Figure 7: Integrated Gradients analysis: satellite attributions rise with lead time and reflectivity, with IR 10.8 μm consistently prioritized for intense events.
Spatial explanations during event evolution illuminate the model’s identification of early IR/BRT and BTD patterns, aligning predictive attention with key physical regimes of developing or decaying convection.
Figure 8: Convective initiation case study. Only MAG-Net, by leveraging multi-modal cues, anticipates the nascent cell in region “A”.
Figure 9: Attribution heatmaps highlight spectral and spatial regions that drive initiation prediction, dominated by IR gradients and BTD regimes tied to convective physics.
Broader Implications
The demonstrated gains have significant operational and conceptual ramifications. MAG-Net’s parallel fusion and GPF framework enables sub–100 ms inference (single GPU, 90-min, 9-frame forecasts, batch size 16), making it deployable for real-time systems.
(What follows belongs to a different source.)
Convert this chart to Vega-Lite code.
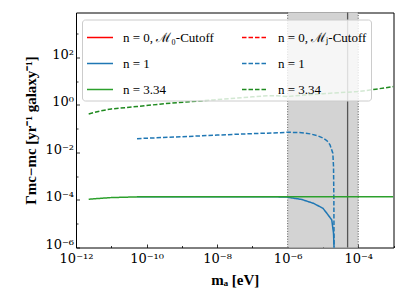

The physics-aware channel selection ensures robust diurnal performance and cross-domain generalization potential. The explicit architectural interpretability—via multi-task learning and post-hoc IG analysis—addresses a longstanding barrier to deep learning adoption in mission-critical meteorological forecasting.
Theoretically, MAG-Net’s success reiterates the limitations of advection-only and regression-blurring models, establishing that optimal nowcasting demands multimodal, physics-aligned representation learning. It also provides a rigorous template for future hybrid architectures seeking to blend remote-sensing physics with modern deep sequence modeling.
Conclusion
MAG-Net introduces a rigorous, physics-constrained multi-modal approach to severe convective precipitation nowcasting, outperforming prior SOTA models in both categorical skill and the preservation of physically meaningful details. The explicit use of meteorologically grounded satellite channels, enforced via dual-head learning and GPF, enables MAG-Net to anticipate convective initiation and dissipation scenarios that have remained elusive to radar-only models. Importantly, the interpretability and computational tractability of the framework make it immediately relevant for operational integration, while its methodological paradigm sets a foundation for further physical–deep learning convergence in environmental AI.